The up-and-coming open source language, which boasts Docker as a marquee application that has used it, is well-suited for network applications and command-line apps. Version 1.5 is the sixth major stable release of the language.

"With Go, we're trying to make programmers more productive, and the way that we chose to do that was build a working a system, a working programming language stack," said Russ Cox, Google principal engineer for Go, in an interview.

The concurrent garbage collector improves latency by making pauses incurred by the collector while the program runs much shorter, Cox said. Now, Google is seeing pauses in the range of 10 to 20 milliseconds for a 10GB program, as opposed to a 1-to-2-second pause.

Version 1.5 also has its language runtime and compiler rewritten in Go, converted from the C language. This creates tighter integration between the parts of the language: Written in Go, the compiler already knows about Go concepts, such as garbage collection. Converting the runtime to Go enabled the changes to garbage collection.

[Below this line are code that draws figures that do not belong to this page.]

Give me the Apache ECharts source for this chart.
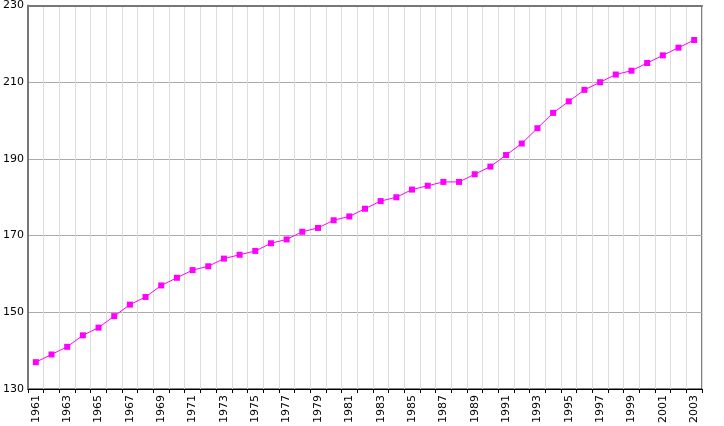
<!DOCTYPE html>
<html>
<head>
<meta charset="utf-8">
<script src="https://cdn.jsdelivr.net/npm/echarts@6/dist/echarts.min.js"></script>
<style>html,body{margin:0;padding:0;background:#fff}#c{width:724px;height:426px}</style>
</head>
<body>
<div id="c"></div>
<script>
const years = [];
for (let y = 1961; y <= 2003; y++) years.push(String(y));
const values = [137,139,141,144,146,149,152,154,157,159,161,162,164,165,166,168,169,171,172,174,175,177,179,180,182,183,184,184,186,188,191,194,198,202,205,208,210,212,213,215,217,219,221];
const yTicks = [130,150,170,190,210,230];

const chart = echarts.init(document.getElementById('c'), null, {renderer:'canvas'});
chart.setOption({
  animation: false,
  grid: {left: 28, right: 22, top: 5, bottom: 37, show: true, borderColor: '#000', borderWidth: 1, backgroundColor: '#fff'},
  xAxis: [{
    type: 'category', data: years, boundaryGap: true,
    axisLine: {lineStyle: {color: '#000', width: 1}},
    axisTick: {show: true, interval: 0, length: 4, lineStyle: {color: '#000'}},
    axisLabel: {interval: 1, rotate: 90, fontFamily: 'DejaVu Sans', fontSize: 11, color: '#000', margin: 6},
    splitLine: {show: true, interval: 0, lineStyle: {color: '#dcdcdc', width: 1}}
  },{
    type: 'category', data: years, position: 'top',
    axisLine: {lineStyle: {color: '#777', width: 2}},
    axisTick: {show: false}, axisLabel: {show: false}, splitLine: {show: false}
  }],
  yAxis: [{
    type: 'value', min: 130, max: 230, interval: 20,
    axisLine: {show: true, lineStyle: {color: '#777', width: 2}},
    axisTick: {show: false},
    axisLabel: {fontFamily: 'DejaVu Sans', fontSize: 11, color: '#000', margin: 4,
      formatter: v => yTicks.includes(v) ? String(v) : ''},
    splitLine: {show: true, lineStyle: {color: '#aaa', width: 1}}
  }],
  series: [{
    type: 'line', data: values, xAxisIndex: 0, yAxisIndex: 0,
    symbol: 'rect', symbolSize: 6,
    lineStyle: {color: '#ff00ff', width: 1},
    itemStyle: {color: '#ff00ff'}
  }]
});
</script>
</body>
</html>
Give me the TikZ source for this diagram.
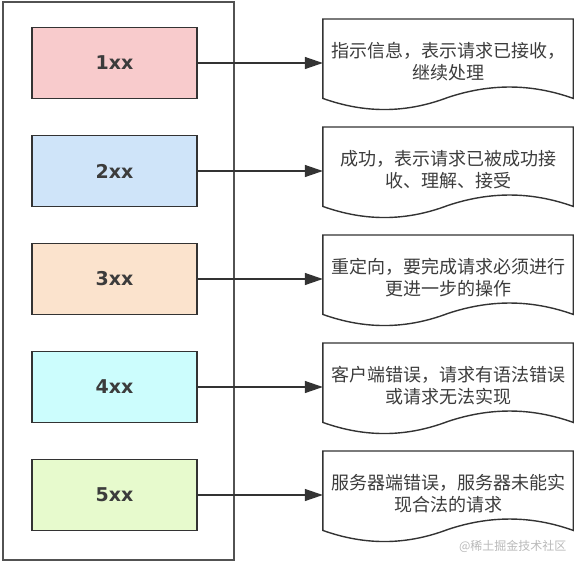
\documentclass[tikz,border=0pt]{standalone}
\usepackage{fontspec}
\setmainfont{DejaVu Sans}
\newfontfamily\cjk{Noto Sans CJK SC}
\usepackage{xcolor}
\usetikzlibrary{positioning,arrows.meta,calc}
\definecolor{redfill}{HTML}{F8CBCC}
\definecolor{bluefill}{HTML}{CFE4F9}
\definecolor{orangefill}{HTML}{FBE3CD}
\definecolor{cyanfill}{HTML}{CCFDFD}
\definecolor{greenfill}{HTML}{E7FACD}
\definecolor{edgegray}{HTML}{333333}
\definecolor{textgray}{HTML}{3C3C3C}

\begin{document}
\begin{tikzpicture}[x=1pt,y=-1pt,
  codebox/.style={draw=edgegray, line width=1.4pt, minimum width=165pt, minimum height=71pt,
    font=\fontsize{19}{22}\selectfont\bfseries, text=textgray},
  docnode/.style={minimum width=250pt, minimum height=85pt, text width=250pt, align=center,
    inner sep=0pt, font=\cjk\fontsize{18}{22}\selectfont, text=textgray},
  docline/.style={draw=edgegray, line width=1.4pt},
  link/.style={draw=edgegray, line width=1.3pt, -{Triangle[length=18pt,width=12pt]}}]
  \useasboundingbox (0,0) rectangle (585,568);
  \draw[edgegray!85, line width=1.5pt] (3,2) rectangle (234,560);
  \foreach \i/\col/\txt in {1/redfill/{指示信息，表示请求已接收，\\继续处理},
      2/bluefill/{成功，表示请求已被成功接\\收、理解、接受},
      3/orangefill/{重定向，要完成请求必须进行\\更进一步的操作},
      4/cyanfill/{客户端错误，请求有语法错误\\或请求无法实现},
      5/greenfill/{服务器端错误，服务器未能实\\现合法的请求}}{
    \node[codebox, fill=\col] (code\i) at (114.5, {63+108*(\i-1)}) {\i xx};
    \node[docnode, anchor=north] (doc\i) at (448, {19+108*(\i-1)}) {\txt};
    \draw[docline] (doc\i.north west) -- (doc\i.north east) -- ($(doc\i.south east)+(0,-6)$)
      .. controls ($(doc\i.south east)+(-42,-21)$) and ($(doc\i.south east)+(-83,-21)$) .. ($(doc\i.south)+(0,-7)$)
      .. controls ($(doc\i.south west)+(83,9)$) and ($(doc\i.south west)+(42,9)$) .. ($(doc\i.south west)+(0,-6)$) -- cycle;
    \draw[link] (code\i.east) -- (code\i.east -| doc\i.west);
  }
  \node[anchor=east, text=gray!55, font=\cjk\fontsize{12}{14}\selectfont] (mark) at (570,546) {@稀土掘金技术社区};
\end{tikzpicture}
\end{document}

Developers using Go 1.5 will no longer have to specify use of processor cores; this will be done by default via the scheduler. "The garbage collector and the main program can run on different threads and different cores," Cox said.

With Google's "Go mobile experiment," leveraged in the upgrade, developers can write a C program that calls Go as a library; version 1.5 also features new operating system and architecture ports for darwin/arm64 and linux/arm64. The combination of being able to call Go from C or C++ programs and having a port for Darwin on ARM enables the Go mobile experiment, which is "exploring the use of Go as an NDK (Native Development Kit) language, a native language on mobile devices that are running both Android and iOS," Cox said.

Go could be used as an NDK language to write background network logic for Android and iOS applications. Many apps, especially games, have Java or Objective-C running the UI, but native code is used to run the main logic of the game or app, Cox said. "The idea here is where you're using C++ today, you could use Go, instead."

The release also features experimental support for ppc64 and ppc64le (IBM PowerPC 64-bit, big and little endian), and internal developer tools have been improved. Support for "internal" packages permits sharing of implementation details between packages, while experimental support for "vendoring" external dependencies serves as a step toward a standard mechanism for managing dependencies in Go programs. Vendoring pertains to copying source code written by others into the developer's own source tree, to have some control over it.

Version 1.5 features a go tool trace command, which enables visualization of program traces generated by a new tracing infrastructure in the runtime. A go doc command, meanwhile, serves as a substitute for the original godoc command that provides an improved command-line interface.

The lone language change was the lifting of a restriction in the map literal syntax, to improve succinctness and offer consistency with slice literals. Standard library improvements in Go 1.5 include cleaner usage messages in the flag package and a Float type in the math/big package, for computing with arbitrary-precision floating point numbers. An improvement to the DNS resolver on Linux and BSD systems removes the cgo requirement for programs that perform name lookups.